Please note: there was no trial.  There was no competent defense lawyer carefully developing arguments against the evidence.  There was no evidence.  There was a man threatened with the death penalty if he did not confess.  He “confessed” though he didn’t really confess (read the details: he implicated others but did not claim that he himself was directly involved).  His girlfriend was threatened with charges too, which, if you read about these cases a lot, you will immediately recognize as an attempt to recruit her as a witness against her boyfriend.  (Kenneth Starr famously used this strategy against Julie Hiatt Steele in relation to Kathleen Willey’s claims of sexual assault in his investigation of Bill Clinton.  Linda Tripp collaborated Steele’s claim that Willey was actually actively seeking a relationship with Bill Clinton, and bragging about it.  When Steele refused to change her story, Starr indicted her; the case was tossed out in the end, but not before wrecking havoc on Steele’s life.)

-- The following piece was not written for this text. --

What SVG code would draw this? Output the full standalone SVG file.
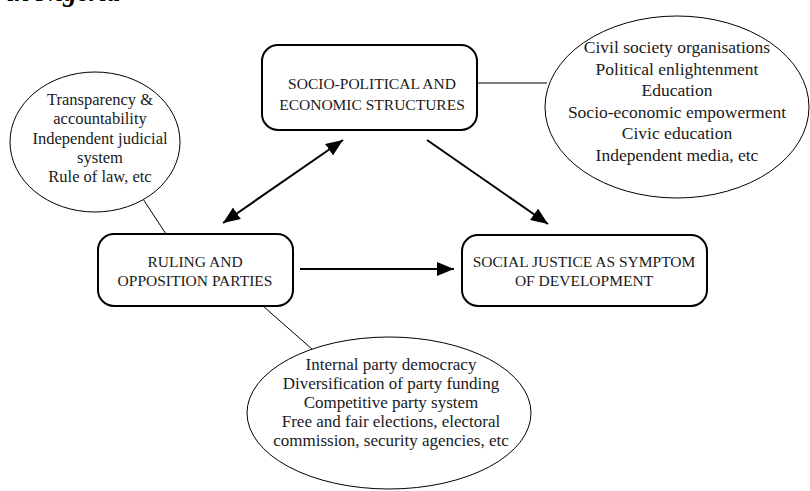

The only connection to the crime is a rambling, incoherent statement he apparently gave at the time of the girls’ disappearance.  The fact that the police then did not feel fit to charge him with anything tells you volumes: they didn’t believe him in the immediate aftermath of the crime– why would different police 40 years later have better judgement?  There is also a sketch of a suspicious male seen in the mall on the day of the disappearance.  Once again, police at the time did not regard Welch as a suspect, but the police today assert that he strongly resembles the sketch.

The police get to put a massive feather in their caps.  They hate it when they have to stand in front of the public and admit they couldn’t solve the disappearance and probable murder of any child.  Just hate it.  They have ample motivation to fudge this investigation, proclaim themselves victorious and award themselves medals.

The sad part is how tempting it must be for the Lyon family to believe them.

Even sadder: a recent book calls the police work “a masterpiece of interrogation”.  Well, that it is, having achieved the desire result.

[I haven’t read the book.  I just scanned through a dozen reviews and, as I surmised, not one of them alludes to any kind of physical evidence; Mark Bowden seems dazzled by the success of the police in befuddling Welch into making stupid admissions with which the police threaten to seek the death penalty.  I hope Welch acknowledged (it is suggested he did, obliquely) that without any corroborating physical evidence they really don’t have a case.  They have a psycho.]